Lonesome Dove
You are near, Lord, and all Your commandments are truth. Psalm 119:151 NASB
Near – We looked at this verse on the 15th of January. I re-read my own words today and discovered that I’ve suffered emotional amnesia since I put these words on paper. I’ve felt nothing but abandonment in my soul. God seems very, very far away. Re-reading this verse brought me face-to-face with the real issue. I’m the lonesome dove. God hasn’t left. I have. So, I’m going back to Psalm 119:151 to recover the God who never left.
The verse tells me God is near. The word is qārab. But this word isn’t a verb. It’s an adjective. How that’s possible needs investigation, especially since the English translations treat the word as an adverb modifying the verb “to be” (You are). Remember that Hebrew doesn’t write the copula (the “to be” verb), so in this text the Hebrew is simply:
קָר֣וֹב אַתָּ֣ה יְהֹוָ֑ה
You will recognize the personal name of God (that’s also important, as we shall see), and perhaps you’ll recognize the middle word ʾattâ, the second person pronoun, “You.” But as you can see, there is no verb here. Literally it reads “near You YHVH.” If we translate it like this, “near” acts as a location description, so we call it an adverb, modifying an understood, but absent, verb. But in Hebrew it modifies the name YHVH. This is important and impossible in translation. What it tells us is that the word “near” isn’t a geographical location. It is a character description. In other words, it is a word that names an attribute of God. It’s not that He is close by. It’s that close-by-ness is who He is. The wicked might be in proximity but that’s because they had to approach. God doesn’t approach us. He is qārab. This is the Hebrew way of saying omnipresent, but it’s not omnipresent in the theoretical sense that God is everywhere. This is personal omnipresence. He’s not just everywhere. He’s here. And that’s why this adjective modifies YHVH, not ʾĕlōhîm. This is the personally present, personally involved, personally connected God. I could add qārab to the list in Exodus 34:6-7. Maybe I should. I need to know personally that God isn’t in the proximity. He’s the God who is here.

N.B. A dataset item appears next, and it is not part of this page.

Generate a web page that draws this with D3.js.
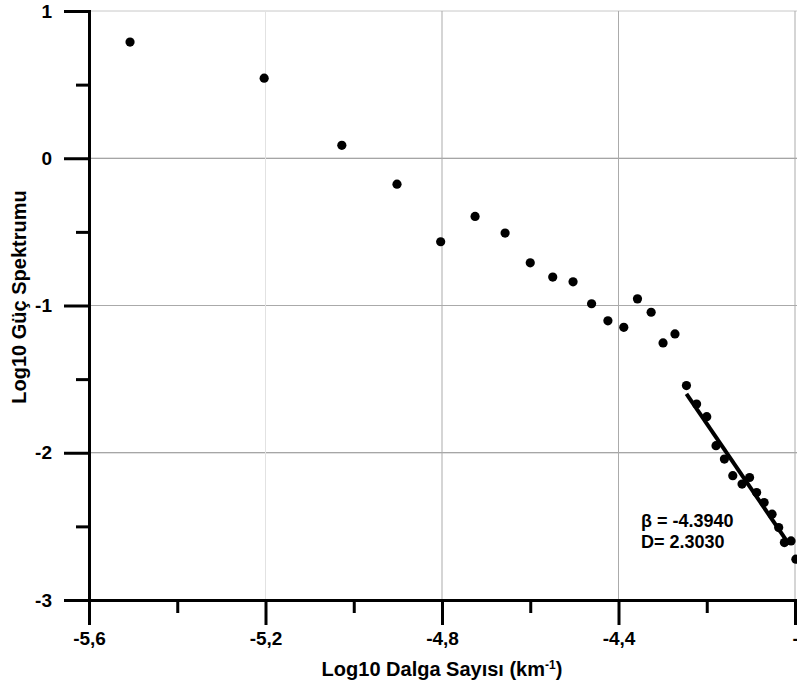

Of course, David already told us this a long time ago in the 23rd Psalm. A table before my enemies, a rod and staff in the thick darkness—those are qārab statements. And now I’m not so scared. I don’t share something very important with the zimmâ. I’m not going in the same direction. I might have experienced detours, and some of them have been longer than others, but I’m not going in a direction away from God’s training. The zimmâ are. I recognize them because their behaviors take them away from God. Even in my stumbling, I’m still on a long path in the same direction. And now I am assured that the YHVH God-close-at-hand is on that path with me.
The psalmist tells me one other critical bit of news. God’s commandments (miṣwot) are ʾĕmet. Not exactly what our English translation says. Not “truth” but rather absolutely reliable. As long as I orient my path according to the miṣwot, I will arrive at my intended destination—to be fully present to the fully present God. I needed to remind myself that what I wrote once before is still the case. miṣwot are the cure for lonesome doves. Like me.
Topical Index: qārab, zimmâ, ʾĕmet, omnipresent, Psalm 119:151
“As long as I orient my path according to the miṣwot, I will arrive at my intended destination—to be fully present to the fully present God.” Indeed.. ʾĕmet… and ʾāmen.
אִ֚ם תַאֲמִ֔ינוּ כִּ֖י תֵאָמֵֽנוּ׃ (Cf. Isaiah 7:9b – “If you believe/trust then you will endure.”) He is the God who is here.
Thanks so much Skip. I needed reminded as well.